Music Tomorrow lève 1 million d’euros pour décrypter les algorithmes musicaux

La startup parisienne veut rendre transparents les systèmes de recommandation qui déterminent la visibilité des artistes sur Spotify, Deezer ou YouTube.

L'équipe de Music Tomorrow

La startup Music Tomorrow vient de boucler une levée de fonds d’un million d’euros pour développer ses outils d’analyse des algorithmes de recommandation musicale. Fondée par Julie Kniebb, ancienne directrice de la stratégie produit chez Deezer et créatrice de la fonctionnalité Flow, et désormais dirigée par Benoit Menet, précédemment manager des projets innovants à la Sacem, l’entreprise revendique d’avoir analysé plus de 2,5 millions de titres en trois ans.

Le tour de table réunit des investisseurs privés, dont plusieurs clubs de business angels (Inovexus, SideAngels, APOK Invest et Bolboreta Innova Group) ainsi que de la dette via Bpifrance et l’IFCIC, à parts égales. La startup compte parmi ses clients Universal Music Group, Warner Music Group, Because Music, tôt Ou tard et la Sacem.

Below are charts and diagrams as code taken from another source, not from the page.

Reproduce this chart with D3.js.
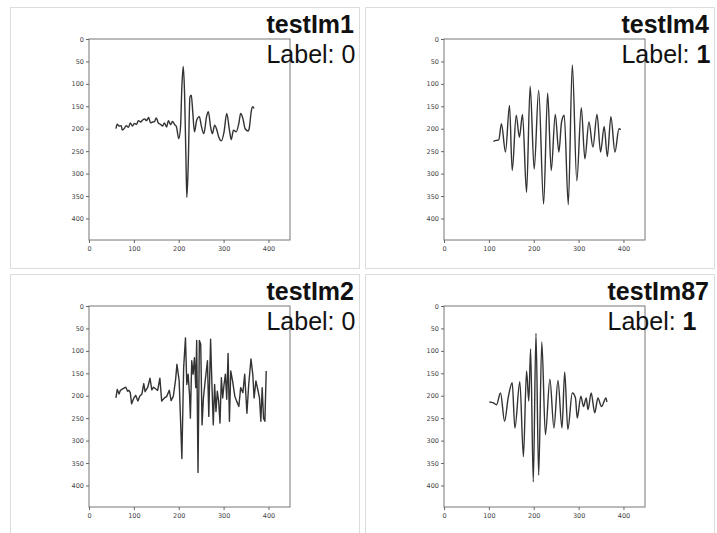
<!DOCTYPE html>
<html>
<head>
<meta charset="utf-8">
<script src="https://cdn.jsdelivr.net/npm/d3@7"></script>
<style>
  body { margin: 0; background: #fff; }
  svg { display: block; }
</style>
</head>
<body>
<div id="chart"></div>
<script>
// Panel names and labels
const names = ["testIm1", "testIm4", "testIm2", "testIm87"];
const labels = ["0", "1", "0", "1"];

// Tick labels (same for every panel)
const xTicks = [0, 100, 200, 300, 400];
const yTicks = [0, 50, 100, 150, 200, 250, 300, 350, 400];

// Signal traces, [x, y] in image pixels (y grows downward)
const sig1 = [
  [60,200],[63,190],[67,194],[72,193],[74,203],[79,199],[83,193],[88,197],[92,187],[97,194],
  [101,188],[106,190],[110,182],[115,185],[119,181],[124,178],[128,182],[133,175],[137,187],[142,185],
  [146,184],[150,176],[155,188],[159,190],[164,194],[168,187],[173,196],[177,182],[182,191],[186,184],
  [191,191],[195,196],[200,222],[204,196],[207,106],[210,61],[213,121],[216,263],[218,353],[221,286],
  [225,129],[228,125],[231,159],[235,207],[240,181],[246,173],[250,192],[256,211],[262,173],[266,162],
  [271,196],[275,211],[280,192],[285,203],[289,218],[295,227],[301,207],[307,166],[313,203],[317,224],
  [322,203],[328,207],[334,188],[338,166],[343,177],[348,200],[355,205],[357,200],[362,159],[365,151],[368,155]
];
const sig4 = [
  [110,228],[117,226],[122,225],[128,189],[137,252],[146,148],[152,293],[161,170],[168,219],[175,168],
  [184,342],[192,105],[201,290],[211,114],[222,368],[231,120],[239,293],[248,168],[256,252],[262,185],
  [268,170],[277,369],[286,58],[296,316],[306,153],[314,267],[323,185],[332,241],[341,168],[349,252],
  [357,195],[364,262],[372,173],[381,252],[390,200],[394,202]
];
const sig2 = [
  [60,205],[63,186],[67,196],[70,188],[76,184],[82,181],[86,190],[89,188],[92,193],[95,218],
  [100,205],[104,199],[109,212],[113,201],[118,196],[122,173],[125,191],[131,181],[136,161],[140,187],
  [144,181],[149,185],[153,188],[158,161],[162,212],[168,205],[173,202],[179,188],[183,211],[188,201],
  [193,164],[196,130],[201,167],[207,340],[211,137],[215,71],[218,175],[221,152],[224,197],[226,250],
  [229,122],[232,152],[235,115],[238,182],[240,77],[243,371],[246,77],[249,85],[252,265],[255,205],
  [259,167],[264,122],[267,246],[271,74],[274,175],[277,265],[280,175],[283,235],[286,190],[289,212],
  [292,261],[295,160],[298,205],[301,175],[304,152],[307,208],[310,106],[313,257],[316,145],[320,167],
  [325,201],[329,212],[334,224],[338,182],[343,193],[347,152],[352,239],[356,175],[361,118],[365,152],
  [368,205],[372,167],[377,190],[380,205],[383,257],[386,182],[389,250],[392,257],[395,145]
];
const sig87 = [
  [101,214],[110,216],[117,220],[126,194],[135,257],[143,205],[152,171],[158,272],[169,169],[177,336],
  [184,145],[189,212],[193,96],[199,392],[205,61],[211,377],[218,80],[226,287],[236,163],[245,272],
  [254,166],[263,272],[269,147],[276,275],[286,194],[293,205],[297,250],[305,201],[311,224],[317,205],
  [321,231],[328,194],[336,238],[343,205],[351,224],[361,205],[363,214]
];
const signals = [sig1, sig4, sig2, sig87];
const smooth = [true, true, false, true];

const width = 717, height = 533;
const imgSize = 448;
const plotSize = 201;

const svg = d3.select("#chart").append("svg")
    .attr("width", width)
    .attr("height", height);

// panel boxes: two columns, two rows
const cellX = [10, 365], cellY = [7, 274];
const cellW = 349, cellH = 261;

signals.forEach(function(data, i) {
    const cx = cellX[i % 2], cy = cellY[Math.floor(i / 2)];
    const h = i < 2 ? cellH : height - cy + 5;

    svg.append("rect")
        .attr("x", cx + 0.5).attr("y", cy + 0.5)
        .attr("width", cellW).attr("height", h)
        .attr("fill", "#fff")
        .attr("stroke", "#dcdcdc");

    const px = cx + 79, py = cy + 32;
    const g = svg.append("g").attr("transform", "translate(" + px + "," + py + ")");

    const x = d3.scaleLinear().domain([0, imgSize]).range([0, plotSize]);
    const y = d3.scaleLinear().domain([0, imgSize]).range([0, plotSize]);

    // frame
    g.append("rect")
        .attr("x", 0).attr("y", 0)
        .attr("width", plotSize).attr("height", plotSize)
        .attr("fill", "none")
        .attr("stroke", "#777")
        .attr("stroke-width", 1);

    const xAxis = g.append("g")
        .attr("transform", "translate(0," + plotSize + ")")
        .call(d3.axisBottom(x).tickValues(xTicks).tickSize(3).tickPadding(3));
    const yAxis = g.append("g")
        .call(d3.axisLeft(y).tickValues(yTicks).tickSize(3).tickPadding(2));
    [xAxis, yAxis].forEach(function(a) {
        a.select(".domain").remove();
        a.selectAll("line").attr("stroke", "#666");
        a.selectAll("text")
            .attr("fill", "#444")
            .style("font-family", "DejaVu Sans")
            .style("font-size", "6.5px");
    });

    const line = d3.line()
        .x(d => x(d[0]))
        .y(d => y(d[1]))
        .curve(smooth[i] ? d3.curveMonotoneX : d3.curveLinear);

    g.append("path")
        .datum(data)
        .attr("fill", "none")
        .attr("stroke", "#333")
        .attr("stroke-width", 1.4)
        .attr("stroke-linejoin", "round")
        .attr("d", line);

    // title block, right edge of the name near the plot's right side
    const title = svg.append("text")
        .attr("x", px + 265)
        .attr("y", cy + 26)
        .attr("text-anchor", "end")
        .style("font-family", "Liberation Sans, Arial, sans-serif")
        .style("font-size", "25px")
        .style("font-weight", "bold")
        .attr("fill", "#111")
        .text(names[i]);
    const tx = title.node().getBBox().x;

    const lab = svg.append("text")
        .attr("x", tx)
        .attr("y", cy + 56)
        .style("font-family", "Liberation Sans, Arial, sans-serif")
        .style("font-size", "25px")
        .attr("fill", "#111");
    lab.append("tspan").text("Label: ");
    lab.append("tspan")
        .style("font-weight", labels[i] === "1" ? "bold" : "normal")
        .text(labels[i]);
});
</script>
</body>
</html>
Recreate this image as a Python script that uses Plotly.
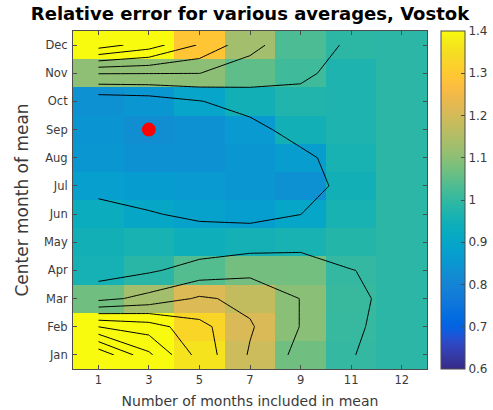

Cette levée doit permettre d’accélérer le développement technologique et de surmonter les limitations actuelles liées aux API des plateformes. L’entreprise prévoit également de développer des agents IA capables d’automatiser l’implémentation des recommandations sur les catalogues.

Une réponse au manque de transparence des plateformes

La création de Music Tomorrow remonte au constat fait par Julie Kniebb lors de son passage chez Deezer. « Il y avait un gap énorme entre les professionnels de l’industrie et leur compréhension de la technologie, à l’époque où le streaming commençait à dominer le marché », explique Benoit Menet, le directeur général de l’entreprise.

La startup analyse comment les algorithmes des plateformes perçoivent chaque artiste en scrappant les données de placement dans les playlists, les associations avec d’autres artistes et la circulation dans les radios automatiques. Cette cartographie de l’« écosystème algorithmique » permet d’identifier les leviers d’optimisation : ajustement des métadonnées, ciblage d’audiences, collaborations stratégiques.

Selon l’entreprise, jusqu’à 30% des budgets A&R et marketing seraient actuellement gaspillés dans des campagnes qui n’atteignent pas les bonnes audiences. Music Tomorrow affirme pouvoir multiplier par 10 les streams sur Discover Weekly de Spotify et réduire de 30% le coût par auditeur pour ses clients.

Un modèle économique dual

Music Tomorrow déploie une double approche commerciale. La première repose sur une plateforme SaaS accessible dès 29 euros par mois, fonctionnant avec un système de crédits permettant d’analyser un artiste. « C’est notre produit d’appel pour l’acquisition de prospects », précise Benoit Menet.

La seconde consiste en des missions d’audit et d’accompagnement « facturées en moyenne 5 000 euros », combinant technologie et expertise humaine. L’entreprise accompagne par exemple tôt Ou tard sur la sortie du nouvel album de collaborations de Vianney, en optimisant sa visibilité algorithmique à travers des recommandations sur le playlisting et le ciblage publicitaire.

Les clients sont principalement des labels et distributeurs, mais également des institutions culturelles. Le ministère de la Culture suisse utilise notamment les outils de Music Tomorrow pour mesurer l’exposition du répertoire local sur les plateformes de streaming. L’entreprise réalise ainsi 60% de son activité en France et 40% à l’international, avec des clients en Australie, au Canada et aux États-Unis.

Des ambitions techniques et commerciales

La levée de fonds doit permettre de résoudre les limitations techniques actuelles. « Quand on travaille avec un label, on scrappe l’intégralité des artistes et de leurs titres. On le fait de manière automatisée, mais on dépend des API, ce qui crée des goulots d’étranglement », détaille Benoit Menet.

L’objectif est ainsi de rendre les recommandations plus actionnables. Music Tomorrow prévoit de développer des intégrations avec les plateformes publicitaires utilisées par les labels et de créer des agents IA capables d’implémenter automatiquement les optimisations sur l’ensemble d’un catalogue.

Prochain objectif de la startup : le marché des fonds d’investissement, qui ont massivement racheté des catalogues musicaux ces dernières années. « Ils ont besoin de comprendre ce qui performe ou sous-performe dans leurs acquisitions. Pour chaque titre, on peut identifier s’il surperforme ou sous-performe par rapport à son genre, sa décennie, sa typologie », explique le co-fondateur.